Please let me know if I can answer any more questions or provide more data.
Thank you!
Alle Antworten (6)
I've managed to copy the "And You And I" files to my home computer (also running Thunderbird 52.1.0) and the behavior reproduces exactly:
1) Installing both .pfx files/both private keys results in the Certificate Viewer showing all of the details for both keys under the heading of whichever email's key was installed first. 2) If both CAs are installed, only the Gmail address will send signed messages. Attempts to send signed messages from the Fastmail account fails with the error mentioned in the post above. 3) Only if just the Fastmail key and its corresponding root CA are installed does signing and encrypting work properly.
I'm looking into using OpenSSL to generate keys to see if I can recreate this behavior with certificates not generated by the AYAI app. This may take some time as I'm not very familiar with this software.
Your screen shots don't provide enough context given how many years its been since I paid any attention to S/MIME. But its puzzling why one certificate has both fastmail.fm and gmail.com addresses.
Why are you doing things the hard way by using the iPhone app to generate the keys/certificates? I'd normally expect you to get a free S/MIME certificate (bypassing all of the problems due to using self-signed certificates) from somebody like Comodo or StartSSL and once you got it working with Thunderbird, export the keys to your iPhone.
SO you are going to great length to do this the hard way why?
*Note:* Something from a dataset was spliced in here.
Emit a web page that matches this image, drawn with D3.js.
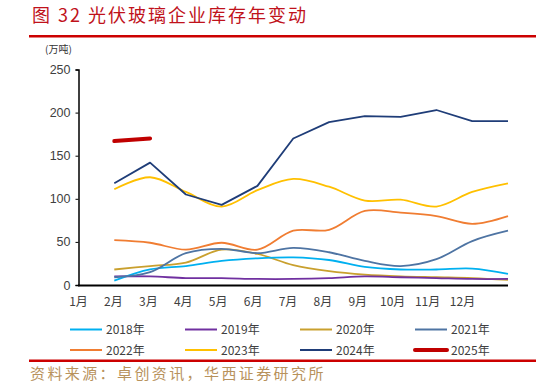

You and your application are NOT Certifying Authorities and anyone getting your mail will have to futz around creating exception for the certificates because they are not automatically considering you or your app as Certifying authority. It is a rabbit hole for iphone users only. At least enigmail is cross platform, but also prone to problems with folks not having "that particular" piece of software.
Just get a mail certificate from comodo and install it. I think you will find it "just works" Unfortunately Mozilla and StartSSL have had some sort of falling out and StartSSL certificates no longer work in Mozilla based applications nor Google Chrome.
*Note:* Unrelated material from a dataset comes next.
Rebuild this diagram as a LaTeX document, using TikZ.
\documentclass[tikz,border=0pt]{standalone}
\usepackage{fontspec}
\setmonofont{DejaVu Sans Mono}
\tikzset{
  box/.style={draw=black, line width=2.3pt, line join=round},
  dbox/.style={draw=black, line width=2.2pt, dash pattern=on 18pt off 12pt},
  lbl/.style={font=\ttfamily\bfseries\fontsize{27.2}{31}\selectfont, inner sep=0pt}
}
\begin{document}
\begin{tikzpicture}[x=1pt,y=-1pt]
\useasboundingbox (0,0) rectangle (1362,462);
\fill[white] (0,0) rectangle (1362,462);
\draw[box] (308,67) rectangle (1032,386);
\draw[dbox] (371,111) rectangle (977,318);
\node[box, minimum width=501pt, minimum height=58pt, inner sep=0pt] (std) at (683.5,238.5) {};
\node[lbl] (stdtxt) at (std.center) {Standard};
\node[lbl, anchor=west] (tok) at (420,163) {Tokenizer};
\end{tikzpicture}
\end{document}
Unfortunately Apple doesn't trust certificates signed by StartSSL anymore. I somewhere lost my Comodo cert and they won't give out a new pne, because the old one hasn't expired. I'll try and see if AYAI works for me, and if not, why not…
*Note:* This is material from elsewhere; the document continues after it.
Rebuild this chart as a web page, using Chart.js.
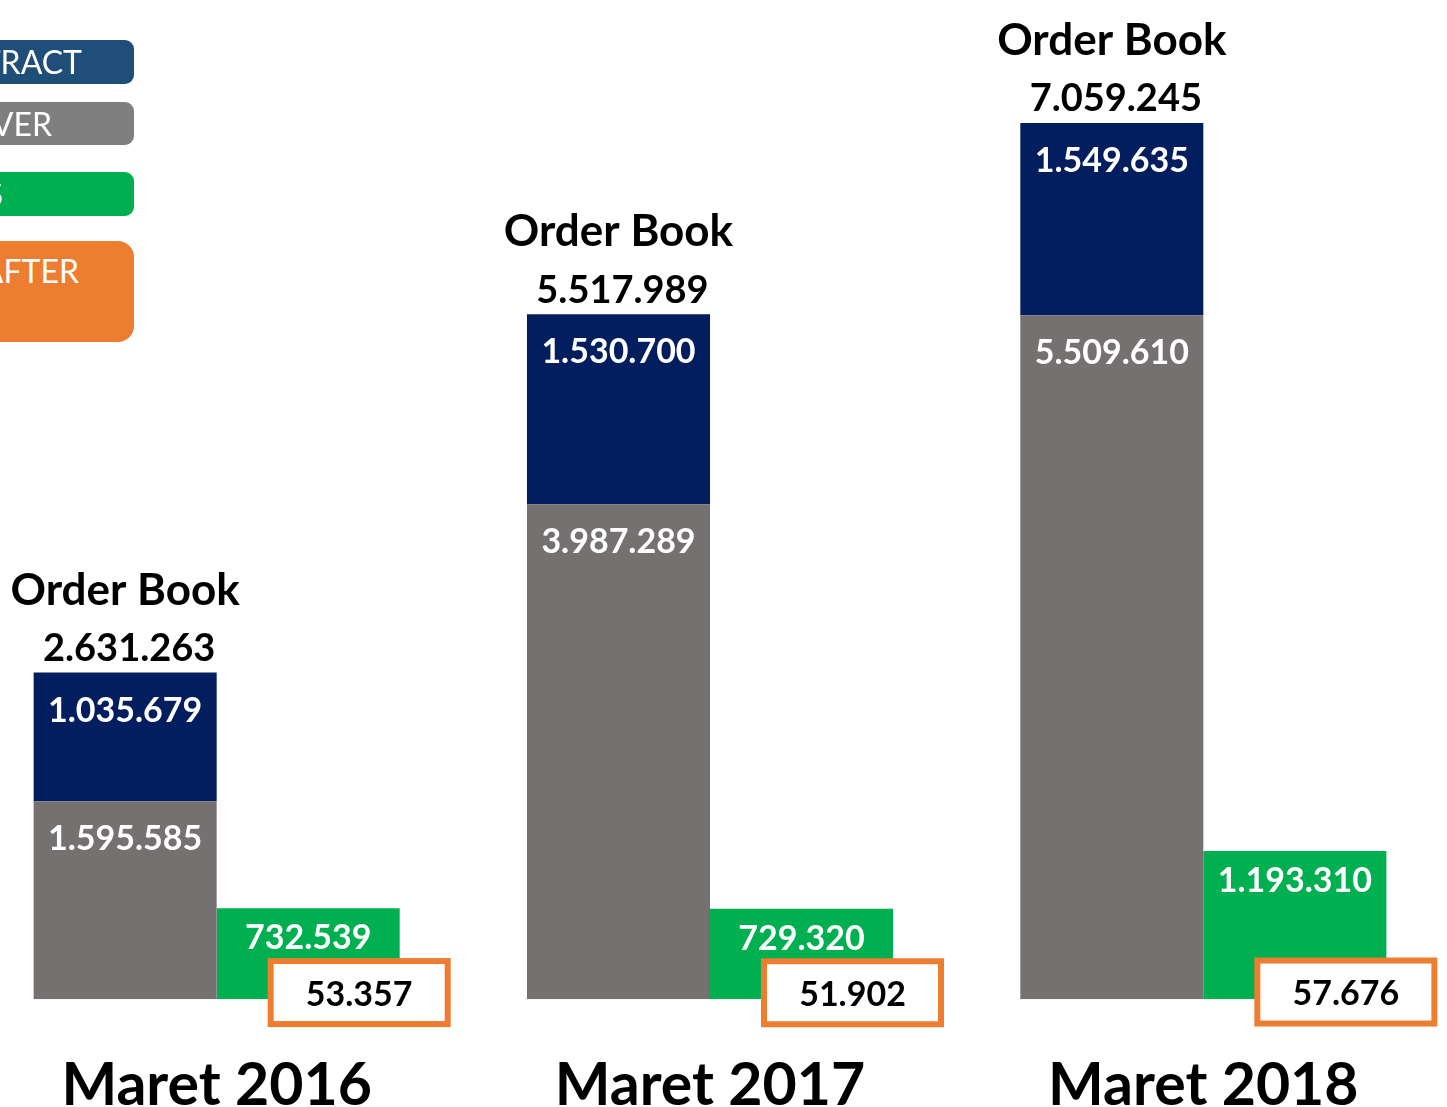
<!DOCTYPE html>
<html>
<head>
<meta charset="utf-8">
<title>Order Book</title>
<script src="https://cdn.jsdelivr.net/npm/chart.js@4.4.1/dist/chart.umd.min.js"></script>
<style>
  body { margin: 0; background: #fff; overflow: hidden; font-family: Lato, sans-serif; }
  #wrap { position: absolute; left: -30px; top: 0; width: 1480px; height: 1172px; }
  .leg { position: absolute; left: -300px; width: 434px; color: #fff; font-size: 32px;
         text-align: right; box-sizing: border-box; border-radius: 9px; white-space: nowrap; }
</style>
</head>
<body>
<div id="wrap"><canvas id="chart" width="1480" height="1172"></canvas></div>

<!-- legend (cut off on the left, like the original slide) -->
<div class="leg" style="top:40px;height:44px;line-height:44px;background:#1F4E79;padding-right:52px;">NEW CONTRACT</div>
<div class="leg" style="top:102px;height:43px;line-height:43px;background:#7F7F7F;padding-right:82px;">CARRY OVER</div>
<div class="leg" style="top:172px;height:44px;line-height:44px;background:#00B050;padding-right:131px;">SALES</div>
<div class="leg" style="top:241px;height:101px;line-height:60px;background:#ED7D31;padding-right:55px;border-radius:16px;">NET PROFIT AFTER</div>

<script>
const categories = ['Maret 2016', 'Maret 2017', 'Maret 2018'];
const carryOver = [1595585, 3987289, 5509610];
const newContract = [1035679, 1530700, 1549635];
const sales = [732539, 729320, 1193310];
const profitAfter = [53357, 51902, 57676];
const orderBook = [2631263, 5517989, 7059245];

function fmt(v) {
  return String(v).replace(/\B(?=(\d{3})+(?!\d))/g, '.');
}

const labelPlugin = {
  id: 'labels',
  afterDatasetsDraw(chart) {
    const ctx = chart.ctx;
    const yScale = chart.scales.y;
    const offsets = [38, 38, 30];
    ctx.save();
    ctx.textAlign = 'center';
    ctx.textBaseline = 'middle';

    // values inside the bars
    chart.data.datasets.forEach((ds, di) => {
      chart.getDatasetMeta(di).data.forEach((bar, i) => {
        const top = Math.min(bar.y, bar.base);
        ctx.fillStyle = '#fff';
        ctx.font = 'bold 34px Lato';
        ctx.fillText(fmt(ds.data[i]), bar.x, top + offsets[di]);
      });
    });

    // order book totals above the stacks
    chart.getDatasetMeta(1).data.forEach((bar, i) => {
      ctx.fillStyle = '#000';
      ctx.font = 'bold 38px Lato';
      ctx.fillText(fmt(orderBook[i]), bar.x + 4, bar.y - 24);
      ctx.font = 'bold 44px Lato';
      ctx.fillText('Order Book', bar.x, bar.y - 82);
    });

    // orange boxed values next to the sales bars
    chart.getDatasetMeta(2).data.forEach((bar, i) => {
      const w = bar.width - 6;
      const h = 63;
      const left = bar.x - bar.width / 2 + 54;
      const cy = yScale.getPixelForValue(profitAfter[i]);
      ctx.fillStyle = '#fff';
      ctx.fillRect(left, cy - h / 2, w, h);
      ctx.lineWidth = 6;
      ctx.strokeStyle = '#ED7D31';
      ctx.strokeRect(left, cy - h / 2, w, h);
      ctx.fillStyle = '#000';
      ctx.font = 'bold 34px Lato';
      ctx.fillText(fmt(profitAfter[i]), left + w / 2, cy + 2);
    });
    ctx.restore();
  }
};

new Chart(document.getElementById('chart'), {
  type: 'bar',
  data: {
    labels: categories,
    datasets: [
      { label: 'CARRY OVER', data: carryOver, backgroundColor: '#767171', stack: 'ob' },
      { label: 'NEW CONTRACT', data: newContract, backgroundColor: '#021E5E', stack: 'ob' },
      { label: 'SALES', data: sales, backgroundColor: '#00B050', stack: 'sales' }
    ]
  },
  options: {
    responsive: false,
    animation: false,
    categoryPercentage: 0.742,
    barPercentage: 1,
    layout: { padding: 0 },
    plugins: { legend: { display: false }, tooltip: { enabled: false } },
    scales: {
      x: {
        stacked: true,
        grid: { display: false, drawTicks: false },
        border: { display: false },
        ticks: { color: '#000', padding: 51, font: { family: 'Lato', weight: 'bold', size: 59 } }
      },
      y: { stacked: true, display: false, min: 0, max: 8050000 }
    }
  },
  plugins: [labelPlugin]
});
</script>
</body>
</html>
The app generates a CA cert for each email cert/key pair, so for example my Fastmail and my Gmail mail keys will each have their own individual CA cert.
That doesn't make sense to me. What good would it do to have multiple root CA certs?
This configuration works fine on iOS but when I attempt to import more than one set of keys into Thunderbird
Note, you'd need to import the private key, and the email cert generated for an email identity, as well as the cert for the CA which issued the email cert.
I'm unable to send messages signed or encrypted
For encrypting messages, you do need the recipients key/cert, for signing, you need the private key of your own cert. To me it isn't clear what you imported.
Unless you also imported certs from other recipients, you can only encrypt to your own key.
Unable to sign message. Please check that the certificates specified in Mail & Newsgroups Account Settings for this mail account are valid and trusted for mail.
Did you check that?
About your screenshots: The first one shows two personal certs. The other two are pretty much useless, as none of them seems to show the full issuer and subject fields. Also there's no more information about the CA cert.
Thank you all for your help. Yes I agree that installing a secondary set of CA certs is a possibly unnecessary step in this case. However, I was more curious about why Thunderbird is having trouble importing more than one set of personal key/cert pairs, rather than looking for other possible methods to get email S/MIME working.
In case anyone's interested, I managed to generate my own certs using OpenSSL, using two sets of personal cert/key pairs, both signed by only a single CA (which I also made), and I do not see this behavior, so the problem isn't caused solely by having two sets of personal keypairs with the same name.